[BEGIN Records supplied]
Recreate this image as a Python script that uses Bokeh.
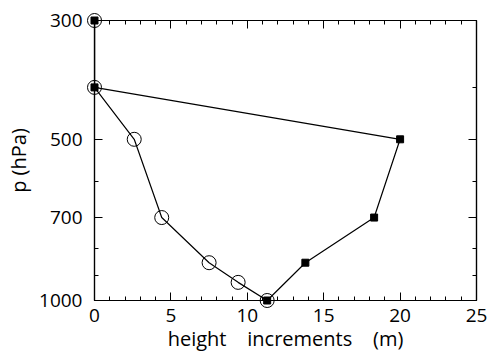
[END Records supplied]
[BEGIN Records supplied]
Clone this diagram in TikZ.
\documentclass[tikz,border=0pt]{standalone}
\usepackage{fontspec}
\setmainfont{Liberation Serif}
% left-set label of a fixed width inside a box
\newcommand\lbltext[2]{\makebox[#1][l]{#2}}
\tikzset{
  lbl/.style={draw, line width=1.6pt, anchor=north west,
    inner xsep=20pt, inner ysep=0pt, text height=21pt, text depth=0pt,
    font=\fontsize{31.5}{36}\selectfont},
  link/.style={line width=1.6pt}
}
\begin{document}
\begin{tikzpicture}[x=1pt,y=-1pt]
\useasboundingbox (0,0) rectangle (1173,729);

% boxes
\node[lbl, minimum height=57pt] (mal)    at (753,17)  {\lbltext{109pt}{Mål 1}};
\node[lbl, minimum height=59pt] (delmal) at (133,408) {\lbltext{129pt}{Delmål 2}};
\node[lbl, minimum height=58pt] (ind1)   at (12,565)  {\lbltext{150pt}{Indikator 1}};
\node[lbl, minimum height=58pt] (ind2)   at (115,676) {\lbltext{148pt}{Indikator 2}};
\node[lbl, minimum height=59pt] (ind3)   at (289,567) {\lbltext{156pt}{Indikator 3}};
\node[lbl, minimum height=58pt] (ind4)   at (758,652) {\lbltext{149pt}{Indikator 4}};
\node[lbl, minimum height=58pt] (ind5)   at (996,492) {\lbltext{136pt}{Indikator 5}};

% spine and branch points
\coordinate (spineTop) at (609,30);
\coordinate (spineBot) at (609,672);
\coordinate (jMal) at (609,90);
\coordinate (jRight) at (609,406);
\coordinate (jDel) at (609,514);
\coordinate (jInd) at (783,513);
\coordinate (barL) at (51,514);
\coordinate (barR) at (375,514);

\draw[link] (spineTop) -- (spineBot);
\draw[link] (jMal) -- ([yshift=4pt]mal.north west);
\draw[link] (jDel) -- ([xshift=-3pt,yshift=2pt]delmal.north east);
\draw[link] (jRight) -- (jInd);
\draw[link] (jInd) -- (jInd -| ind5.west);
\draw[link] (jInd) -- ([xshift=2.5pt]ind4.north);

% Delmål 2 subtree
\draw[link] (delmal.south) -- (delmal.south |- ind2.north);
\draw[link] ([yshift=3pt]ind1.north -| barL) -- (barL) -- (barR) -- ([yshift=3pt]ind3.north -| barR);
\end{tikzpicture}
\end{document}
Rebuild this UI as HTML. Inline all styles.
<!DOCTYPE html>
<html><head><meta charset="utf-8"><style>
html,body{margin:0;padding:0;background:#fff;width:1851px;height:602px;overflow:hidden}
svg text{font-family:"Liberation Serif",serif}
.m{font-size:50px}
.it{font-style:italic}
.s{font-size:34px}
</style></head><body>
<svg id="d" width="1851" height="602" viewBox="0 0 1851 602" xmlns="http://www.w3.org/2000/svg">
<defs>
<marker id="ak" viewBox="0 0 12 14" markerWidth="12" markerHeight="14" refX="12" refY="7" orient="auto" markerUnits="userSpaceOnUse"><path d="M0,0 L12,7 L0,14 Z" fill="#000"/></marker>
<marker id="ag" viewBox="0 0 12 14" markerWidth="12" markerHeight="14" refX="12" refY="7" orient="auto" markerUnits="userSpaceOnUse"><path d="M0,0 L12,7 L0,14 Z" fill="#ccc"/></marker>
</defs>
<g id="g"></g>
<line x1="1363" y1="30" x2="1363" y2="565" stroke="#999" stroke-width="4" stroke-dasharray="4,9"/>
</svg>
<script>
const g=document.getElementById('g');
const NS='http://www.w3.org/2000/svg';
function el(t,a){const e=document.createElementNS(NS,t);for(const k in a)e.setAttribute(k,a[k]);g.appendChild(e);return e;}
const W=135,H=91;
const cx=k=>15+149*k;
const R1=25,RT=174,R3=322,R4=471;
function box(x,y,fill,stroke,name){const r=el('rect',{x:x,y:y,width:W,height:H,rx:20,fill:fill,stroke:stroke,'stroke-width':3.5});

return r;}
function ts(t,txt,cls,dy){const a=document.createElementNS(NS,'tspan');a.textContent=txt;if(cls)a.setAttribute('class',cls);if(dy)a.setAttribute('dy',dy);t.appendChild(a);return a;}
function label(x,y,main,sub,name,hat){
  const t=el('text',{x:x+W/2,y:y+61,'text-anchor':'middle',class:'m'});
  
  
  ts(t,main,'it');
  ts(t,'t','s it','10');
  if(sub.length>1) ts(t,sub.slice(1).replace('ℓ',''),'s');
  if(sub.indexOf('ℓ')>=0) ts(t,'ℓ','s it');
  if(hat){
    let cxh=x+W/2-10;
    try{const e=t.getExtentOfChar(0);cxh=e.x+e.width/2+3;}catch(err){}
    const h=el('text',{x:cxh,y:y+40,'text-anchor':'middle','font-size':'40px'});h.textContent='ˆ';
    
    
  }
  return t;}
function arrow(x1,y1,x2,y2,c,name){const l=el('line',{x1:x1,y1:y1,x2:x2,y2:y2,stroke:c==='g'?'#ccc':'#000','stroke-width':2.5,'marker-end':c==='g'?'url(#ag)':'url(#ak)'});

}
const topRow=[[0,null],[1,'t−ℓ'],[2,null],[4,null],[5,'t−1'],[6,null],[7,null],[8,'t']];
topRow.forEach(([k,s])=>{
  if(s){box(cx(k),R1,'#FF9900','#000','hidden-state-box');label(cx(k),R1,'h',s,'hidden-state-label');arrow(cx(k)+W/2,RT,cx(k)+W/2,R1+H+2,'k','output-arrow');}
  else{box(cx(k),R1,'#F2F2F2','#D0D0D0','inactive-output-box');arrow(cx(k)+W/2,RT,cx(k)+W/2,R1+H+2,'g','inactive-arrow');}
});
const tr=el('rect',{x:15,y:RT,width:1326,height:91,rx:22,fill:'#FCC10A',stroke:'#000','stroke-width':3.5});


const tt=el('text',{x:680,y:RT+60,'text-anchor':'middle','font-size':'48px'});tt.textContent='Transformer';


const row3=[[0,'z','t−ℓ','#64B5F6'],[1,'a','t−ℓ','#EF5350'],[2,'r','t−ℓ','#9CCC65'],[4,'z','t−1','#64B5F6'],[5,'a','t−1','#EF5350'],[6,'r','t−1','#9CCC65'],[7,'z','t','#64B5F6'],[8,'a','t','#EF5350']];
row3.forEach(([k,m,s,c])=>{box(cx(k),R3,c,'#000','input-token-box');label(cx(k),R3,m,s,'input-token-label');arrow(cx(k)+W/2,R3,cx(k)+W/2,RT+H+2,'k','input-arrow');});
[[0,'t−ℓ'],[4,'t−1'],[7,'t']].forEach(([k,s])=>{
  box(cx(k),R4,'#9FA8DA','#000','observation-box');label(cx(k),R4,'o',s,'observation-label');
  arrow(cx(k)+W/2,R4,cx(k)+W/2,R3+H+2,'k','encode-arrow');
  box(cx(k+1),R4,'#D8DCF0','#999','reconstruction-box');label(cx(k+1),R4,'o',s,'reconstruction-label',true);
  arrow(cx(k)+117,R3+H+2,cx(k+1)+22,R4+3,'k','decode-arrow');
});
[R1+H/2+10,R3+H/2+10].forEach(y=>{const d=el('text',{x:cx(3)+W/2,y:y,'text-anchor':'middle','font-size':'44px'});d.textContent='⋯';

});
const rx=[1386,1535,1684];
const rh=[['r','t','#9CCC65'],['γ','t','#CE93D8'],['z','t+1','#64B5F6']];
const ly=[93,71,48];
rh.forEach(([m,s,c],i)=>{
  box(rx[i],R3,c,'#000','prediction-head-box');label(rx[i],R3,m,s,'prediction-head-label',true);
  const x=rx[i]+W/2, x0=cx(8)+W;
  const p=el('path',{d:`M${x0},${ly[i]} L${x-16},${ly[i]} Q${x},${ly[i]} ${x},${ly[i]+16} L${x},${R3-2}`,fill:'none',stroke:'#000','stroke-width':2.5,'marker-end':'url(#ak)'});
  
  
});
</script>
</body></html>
[END Records supplied]
- [Set task]: Every line in the data that holds "script" should be copied out.

- [Output of the exercise]:
Recreate this image as a Python script that uses Bokeh.
<script>
</script>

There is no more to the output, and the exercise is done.